The country’s population, now stands at over 100 million, entered the ‘golden’ period in 2007 and the ageing phase in 2011.

The ‘golden’ population has created a competitive edge for Việt Nam in its socio-economic development, alongside better population distribution as well as improved human resource quality, a higher human development index (HDI) and longer average life expectancy.

The MoH has called for changes to update the Population Ordinance in alignment with the current situation.

This means taking into account changes in the Party’s direction in shifting from family planning to population development, radically addressing issues related to population size, structure, distribution and quality, as well as rights, responsibilities and frameworks for different stakeholders in population management.

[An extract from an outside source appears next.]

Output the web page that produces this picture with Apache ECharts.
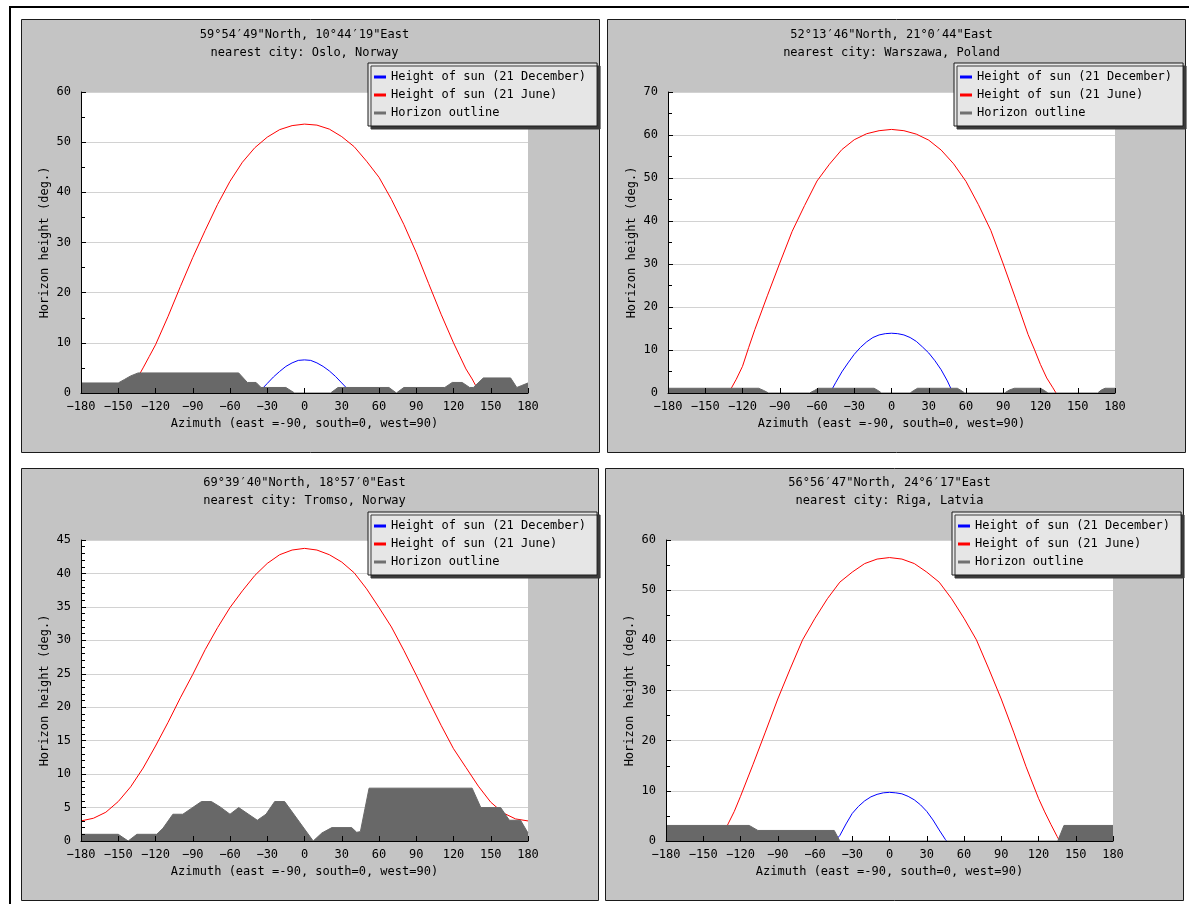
<!DOCTYPE html>
<html>
<head>
<meta charset="utf-8">
<script src="https://cdn.jsdelivr.net/npm/echarts@6/dist/echarts.min.js"></script>
<style>
html,body{margin:0;padding:0;background:#fff;}
#c{width:1189px;height:904px;}
</style>
</head>
<body>
<div id="c"></div>
<script>
// ---------- DATA ----------
const seriesNames = ['Height of sun (21 December)', 'Height of sun (21 June)', 'Horizon outline'];
const xTicks = [-180, -150, -120, -90, -60, -30, 0, 30, 60, 90, 120, 150, 180];

// Oslo
const osloCoord = '59°54′49"North, 10°44′19"East';
const osloCity = 'nearest city: Oslo, Norway';
const osloYTicks = [0, 10, 20, 30, 40, 50, 60];
const osloJune = [[-142,0],[-140,0.9],[-135,2.8],[-130,5.0],[-125,7.3],[-120,9.6],[-110,15.2],[-100,21.2],[-90,27.0],[-80,32.4],[-70,37.6],[-60,42.2],[-50,46.0],[-40,48.9],[-30,51.0],[-20,52.5],[-10,53.3],[0,53.6],[10,53.4],[20,52.6],[30,51.1],[40,49.1],[50,46.2],[60,43.0],[70,38.6],[80,33.6],[90,28.0],[100,21.8],[110,15.7],[120,10.0],[125,7.4],[130,4.8],[135,2.8],[140,0.5],[141,0]];
const osloDec = [[-37,0],[-35,0.6],[-30,1.9],[-25,3.2],[-20,4.3],[-15,5.3],[-10,6.0],[-5,6.5],[0,6.6],[5,6.5],[10,6.0],[15,5.3],[20,4.4],[25,3.3],[30,2.0],[35,0.7],[37,0]];
const osloHorizon = [[-180,2.0],[-150,2.0],[-145,2.7],[-140,3.4],[-134,4.0],[-53,4.0],[-46,2.1],[-39,2.1],[-35,1.1],[-15,1.1],[-8,0],[21,0],[27,1.1],[68,1.1],[74,0],[80,1.1],[113,1.1],[119,2.1],[127,2.1],[133,1.1],[136,1.1],[144,3.0],[166,3.0],[171,1.1],[175,1.5],[180,2.0]];

// Warszawa
const warCoord = '52°13′46"North, 21°0′44"East';
const warCity = 'nearest city: Warszawa, Poland';
const warYTicks = [0, 10, 20, 30, 40, 50, 60, 70];
const warJune = [[-131,0],[-130,0.6],[-125,3.2],[-120,6.2],[-115,10.6],[-110,14.8],[-100,22.6],[-90,30.2],[-80,37.6],[-70,43.6],[-60,49.3],[-50,53.2],[-40,56.6],[-30,58.9],[-20,60.3],[-10,61.0],[0,61.3],[10,61.0],[20,60.2],[30,58.8],[40,56.5],[50,53.3],[60,49.2],[70,43.8],[80,37.8],[90,30.0],[100,21.9],[110,13.6],[115,10.2],[120,6.6],[125,3.5],[130,1.2],[132.5,0]];
const warDec = [[-49.5,0],[-45,2.4],[-40,4.9],[-35,7.0],[-30,9.0],[-25,10.6],[-20,11.9],[-15,12.9],[-10,13.5],[-5,13.8],[0,13.9],[5,13.8],[10,13.5],[15,12.9],[20,12.0],[25,10.7],[30,9.3],[35,7.5],[40,5.4],[45,2.8],[49.5,0]];
const warHorizon = [[-180,1.1],[-107,1.1],[-103,0.6],[-99,0],[-66,0],[-62,0.6],[-59,1.1],[-14,1.1],[-11,0.6],[-8,0],[15,0],[18,0.6],[21,1.1],[53,1.1],[56,0.6],[59,0],[91,0],[95,0.7],[99,1.1],[120,1.1],[123,0.6],[126,0],[166,0],[169,0.7],[172,1.1],[180,1.1]];

// Tromso
const troCoord = '69°39′40"North, 18°57′0"East';
const troCity = 'nearest city: Tromso, Norway';
const troYTicks = [0, 5, 10, 15, 20, 25, 30, 35, 40, 45];
const troJune = [[-180,3.0],[-170,3.4],[-160,4.3],[-150,5.9],[-140,8.1],[-130,10.9],[-120,14.2],[-110,17.7],[-100,21.4],[-90,24.9],[-80,28.6],[-70,31.9],[-60,34.9],[-50,37.4],[-40,39.7],[-30,41.5],[-20,42.8],[-10,43.5],[0,43.75],[10,43.5],[20,42.8],[30,41.7],[40,40.1],[50,37.7],[60,34.9],[70,32.0],[80,28.5],[90,24.8],[100,21.0],[110,17.3],[120,13.8],[130,11.0],[140,8.2],[150,5.8],[160,4.2],[170,3.3],[180,3.0]];
const troDec = [];
const troHorizon = [[-180,1.0],[-150,1.0],[-142,0],[-135,1.0],[-119,1.0],[-114,1.9],[-106,4.0],[-98,4.0],[-83,5.9],[-75,5.9],[-68,5.1],[-60,4.0],[-53,5.0],[-38,3.1],[-31,4.0],[-24,5.9],[-16,5.9],[7,0],[14,1.2],[22,2.0],[38,2.0],[42,1.3],[45,1.4],[52,7.9],[135,7.9],[142,5.0],[158,5.0],[165,3.1],[174,3.1],[180,1.2]];

// Riga
const rigaCoord = '56°56′47"North, 24°6′17"East';
const rigaCity = 'nearest city: Riga, Latvia';
const rigaYTicks = [0, 10, 20, 30, 40, 50, 60];
const rigaJune = [[-137,0],[-135,0.9],[-130,3.4],[-125,5.9],[-120,8.9],[-110,15.2],[-100,21.7],[-90,28.3],[-80,34.3],[-70,40.1],[-60,44.4],[-50,48.3],[-40,51.6],[-30,53.6],[-20,55.3],[-10,56.2],[0,56.5],[10,56.2],[20,55.3],[30,53.6],[40,51.6],[50,48.3],[60,44.4],[70,40.1],[80,34.3],[90,28.3],[100,21.7],[110,14.8],[120,8.5],[125,5.8],[130,3.3],[135,0.9],[137,0]];
const rigaDec = [[-44,0],[-40,1.1],[-35,3.4],[-30,5.5],[-25,6.9],[-20,8.0],[-15,8.8],[-10,9.3],[-5,9.6],[0,9.7],[5,9.6],[10,9.4],[15,8.9],[20,8.2],[25,7.2],[30,5.9],[35,4.2],[40,2.2],[45,0.3],[46,0]];
const rigaHorizon = [[-180,3.1],[-113,3.1],[-106,2.1],[-44.5,2.1],[-40,0],[135.5,0],[140.5,3.1],[180,3.1]];

// ---------- LAYOUT ----------
const FONT = '"DejaVu Sans Mono", monospace';
const charts = [
  {coord: osloCoord, city: osloCity, yTicks: osloYTicks, minor: 2, dec: osloDec, june: osloJune, horizon: osloHorizon},
  {coord: warCoord, city: warCity, yTicks: warYTicks, minor: 2, dec: warDec, june: warJune, horizon: warHorizon},
  {coord: troCoord, city: troCity, yTicks: troYTicks, minor: 5, dec: troDec, june: troJune, horizon: troHorizon},
  {coord: rigaCoord, city: rigaCity, yTicks: rigaYTicks, minor: 2, dec: rigaDec, june: rigaJune, horizon: rigaHorizon}
];
const layout = [
  {px: 21.5, py: 19.5, pw: 578, ph: 433, gx: 81, gy: 92, lx: 368, ly: 63},
  {px: 607.5, py: 19.5, pw: 578, ph: 433, gx: 668, gy: 92, lx: 954, ly: 63},
  {px: 21.5, py: 468.5, pw: 577, ph: 432, gx: 81, gy: 540, lx: 368, ly: 512},
  {px: 605.5, py: 468.5, pw: 578, ph: 432, gx: 666, gy: 540, lx: 952, ly: 512}
];
const GW = 447, GH = 301;

const option = {
  animation: false,
  backgroundColor: '#ffffff',
  textStyle: {fontFamily: FONT, fontSize: 12, color: '#000'},
  graphic: {elements: [
    {type: 'rect', z: -20, silent: true, shape: {x: 9, y: 6, width: 1180, height: 2}, style: {fill: '#000'}},
    {type: 'rect', z: -20, silent: true, shape: {x: 9, y: 6, width: 2, height: 898}, style: {fill: '#000'}}
  ]},
  title: [], legend: [], grid: [], xAxis: [], yAxis: [], series: []
};

charts.forEach((c, i) => {
  const L = layout[i];
  option.graphic.elements.push({
    type: 'rect', z: -20, silent: true,
    shape: {x: L.px, y: L.py, width: L.pw, height: L.ph},
    style: {fill: '#c4c4c4', stroke: '#1a1a1a', lineWidth: 1}
  });
  option.title.push({
    text: c.coord + '\n' + c.city,
    left: L.gx + GW / 2, top: L.gy - 66, textAlign: 'center', padding: 0,
    textStyle: {fontFamily: FONT, fontSize: 12, fontWeight: 'normal', color: '#000', lineHeight: 18}
  });
  option.legend.push({
    show: true, orient: 'vertical', left: L.lx, top: L.ly, z: 20,
    padding: [7, 11, 6, 6], itemGap: 4, itemWidth: 12, itemHeight: 3, icon: 'rect',
    selectedMode: false, backgroundColor: '#e6e6e6', borderColor: '#1a1a1a', borderWidth: 1,
    shadowColor: '#3a3a3a', shadowOffsetX: 3, shadowOffsetY: 3, shadowBlur: 0,
    textStyle: {fontFamily: FONT, fontSize: 12, color: '#000', lineHeight: 14},
    data: seriesNames
  });
  option.grid.push({
    left: L.gx, top: L.gy, width: GW, height: GH, show: true, backgroundColor: '#ffffff',
    borderWidth: 0, containLabel: false, outerBoundsMode: 'none'
  });
  option.xAxis.push({
    type: 'value', gridIndex: i, position: 'bottom', min: xTicks[0], max: xTicks[xTicks.length - 1],
    interval: xTicks[1] - xTicks[0], z: 10,
    axisLine: {show: true, onZero: false, lineStyle: {color: '#000', width: 1}},
    axisTick: {show: true, inside: true, length: 5, lineStyle: {color: '#000'}},
    axisLabel: {margin: 8, color: '#000', fontFamily: FONT, fontSize: 12,
      formatter: v => String(v).replace('-', '\u2212')},
    splitLine: {show: false},
    name: 'Azimuth (east =-90, south=0, west=90)', nameLocation: 'middle', nameGap: 25,
    nameTextStyle: {fontFamily: FONT, fontSize: 12, color: '#000'}
  });
  const yMin = c.yTicks[0], yMax = c.yTicks[c.yTicks.length - 1], yInt = c.yTicks[1] - c.yTicks[0];
  // grid lines (under the series)
  option.yAxis.push({
    type: 'value', gridIndex: i, position: 'left', offset: 0, min: yMin, max: yMax, interval: yInt, z: 0,
    axisLine: {show: false}, axisTick: {show: false}, axisLabel: {show: false},
    splitLine: {show: true, lineStyle: {color: '#d2d2d2', width: 1}}
  });
  // axis line, ticks, labels (over the series)
  option.yAxis.push({
    type: 'value', gridIndex: i, position: 'left', offset: 0, min: yMin, max: yMax, interval: yInt, z: 10,
    axisLine: {show: true, onZero: false, lineStyle: {color: '#000', width: 1}},
    axisTick: {show: true, inside: true, length: 5, lineStyle: {color: '#000'}},
    minorTick: {show: true, splitNumber: c.minor, length: 4, lineStyle: {color: '#000'}},
    axisLabel: {margin: 10, color: '#000', fontFamily: FONT, fontSize: 12},
    splitLine: {show: false},
    name: 'Horizon height (deg.)', nameLocation: 'middle', nameGap: 30, nameRotate: 90,
    nameTextStyle: {fontFamily: FONT, fontSize: 12, color: '#000'}
  });
  const common = {type: 'line', xAxisIndex: i, yAxisIndex: 2 * i, symbol: 'none', showSymbol: false, silent: true, smooth: false};
  option.series.push(Object.assign({}, common, {
    name: seriesNames[0], data: c.dec, z: 2, color: '#0000ff',
    itemStyle: {color: '#0000ff'}, lineStyle: {color: '#0000ff', width: 1}
  }));
  option.series.push(Object.assign({}, common, {
    name: seriesNames[1], data: c.june, z: 2, color: '#ff0000',
    itemStyle: {color: '#ff0000'}, lineStyle: {color: '#ff0000', width: 1}
  }));
  option.series.push(Object.assign({}, common, {
    name: seriesNames[2], data: c.horizon, z: 3, color: '#707070',
    itemStyle: {color: '#707070'}, lineStyle: {color: '#686868', width: 1},
    areaStyle: {color: '#686868', opacity: 1}
  }));
});

const chart = echarts.init(document.getElementById('c'), null, {renderer: 'canvas'});
chart.setOption(option);
</script>
</body>
</html>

In the impact assessment report on the population law project, which is open for public comments, the MoH said that the replacement-level fertility level is at the lowest in the past 12 years and is expected to continue declining.

Việt Nam’s total fertility rate in 2022 was 2.01 children per woman. In 2023, this figure was estimated at 1.96.

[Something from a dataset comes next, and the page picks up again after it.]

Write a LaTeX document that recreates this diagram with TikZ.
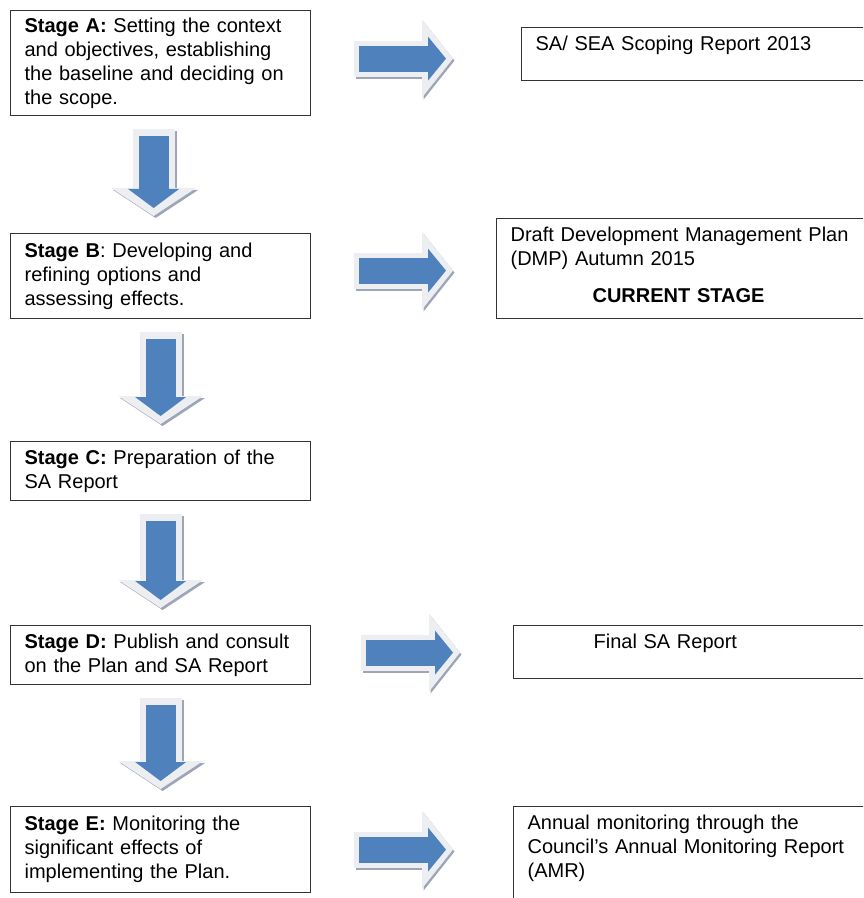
\documentclass[tikz,border=0pt]{standalone}
\usepackage{fontspec}
\setmainfont{Liberation Sans}
\usetikzlibrary{arrows.meta}

\definecolor{arrblue}{HTML}{4F81BD}
\definecolor{bevel}{HTML}{ECEEF1}
\definecolor{shade}{HTML}{9DA5B6}

\begin{document}
\begin{tikzpicture}[x=0.5pt,y=-0.5pt,
    font=\fontsize{10}{12}\selectfont,
    stagebox/.style={draw=black!80, line width=0.6pt, anchor=north west,
        minimum width=150pt, text width=136pt, inner xsep=7pt, align=left},
    outbox/.style={draw=black!80, line width=0.6pt, anchor=north west,
        text width=180pt, inner xsep=7pt, inner ysep=4pt, align=left,
        text height=7.5pt},
    downarr/.style={arrblue, line width=15pt, shorten <=10pt, shorten >=12.5pt,
        -{Triangle[width=25.5pt,length=9.5pt,line width=0pt]},
        preaction={draw=shade, transform canvas={shift={(1pt,-1pt)}},
            line width=21pt, shorten <=6.5pt, shorten >=8.5pt,
            -{Triangle[width=42.5pt,length=14pt,line width=0pt]}},
        preaction={draw=bevel, line width=21pt, shorten <=6.5pt, shorten >=8.5pt,
            -{Triangle[width=42.5pt,length=14pt,line width=0pt]}}},
    rightarr/.style 2 args={arrblue, line width=13pt,
        shorten <={#1+2.5pt}, shorten >={#2+3.5pt},
        -{Triangle[width=22pt,length=9pt,line width=0pt]},
        preaction={draw=shade, transform canvas={shift={(0.75pt,-1pt)}},
            line width=18pt, shorten <=#1, shorten >=#2,
            -{Triangle[width=39pt,length=15.5pt,line width=0pt]}},
        preaction={draw=bevel, line width=18pt, shorten <=#1, shorten >=#2,
            -{Triangle[width=39pt,length=15.5pt,line width=0pt]}}}]
    \useasboundingbox (0,0) rectangle (863,898);
    \clip (0,0) rectangle (863,898);

    % stages
    \node [stagebox, minimum height=52.5pt] (stageA) at (10,10)
        {\textbf{Stage A:} Setting the context\\and objectives, establishing\\the baseline and deciding on\\the scope.};
    \node [stagebox, minimum height=42.5pt] (stageB) at (10,233)
        {\textbf{Stage B}: Developing and\\refining options and\\assessing effects.};
    \node [stagebox, minimum height=29.5pt] (stageC) at (10,441)
        {\textbf{Stage C:} Preparation of the\\SA Report};
    \node [stagebox, minimum height=29.5pt] (stageD) at (10,625)
        {\textbf{Stage D:} Publish and consult\\on the Plan and SA Report};
    \node [stagebox, minimum height=43pt] (stageE) at (10,806)
        {\textbf{Stage E:} Monitoring the\\significant effects of\\implementing the Plan.};

    % outputs
    \node [outbox, text depth=11pt] (sea) at (521,27)
        {SA/ SEA Scoping Report 2013};
    \node [outbox, text depth=34.5pt] (dmp) at (496,218)
        {Draft Development Management Plan\\(DMP) Autumn 2015\\[6.5pt]\hspace*{41pt}\textbf{CURRENT STAGE}};
    \node [outbox, text depth=11pt] (final) at (513,625)
        {\hspace*{33pt}Final SA Report};
    \node [outbox, text depth=34pt] (amr) at (513,806)
        {Annual monitoring through the\\Council’s Annual Monitoring Report\\(AMR)};

    % down arrows
    \draw [downarr] ([xshift=-3.5pt]stageA.south) -- ([xshift=-3.5pt]stageB.north);
    \draw [downarr] (stageB) -- (stageC);
    \draw [downarr] (stageC) -- (stageD);
    \draw [downarr] (stageD) -- (stageE);

    % right arrows
    \coordinate (a1) at ([yshift=2.25pt]stageA.east);
    \coordinate (b1) at ([yshift=2.75pt]stageB.east);
    \coordinate (d1) at ([yshift=1.25pt]stageD.east);
    \coordinate (e1) at (stageE.east);
    \draw [rightarr={21.5pt}{34pt}] (a1) -- (a1 -| sea.west);
    \draw [rightarr={21.5pt}{21.5pt}] (b1) -- (b1 -| dmp.west);
    \draw [rightarr={25pt}{26.5pt}] (d1) -- (d1 -| final.west);
    \draw [rightarr={21.5pt}{30pt}] (e1) -- (e1 -| amr.west);
\end{tikzpicture}
\end{document}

The report also highlights significant fertility rate disparities between groups and regions.

The tendency to have few children or none at all has been emerging in urban areas, where economic conditions are high. Meanwhile, in several areas with socio-economic challenges, fertility rates remain elevated, reaching 2.5 children in some locations.

To sustainably maintain the replacement fertility level of 2.1 children per woman nationwide, the MoH proposes parents should have higher autonomy in childbirth.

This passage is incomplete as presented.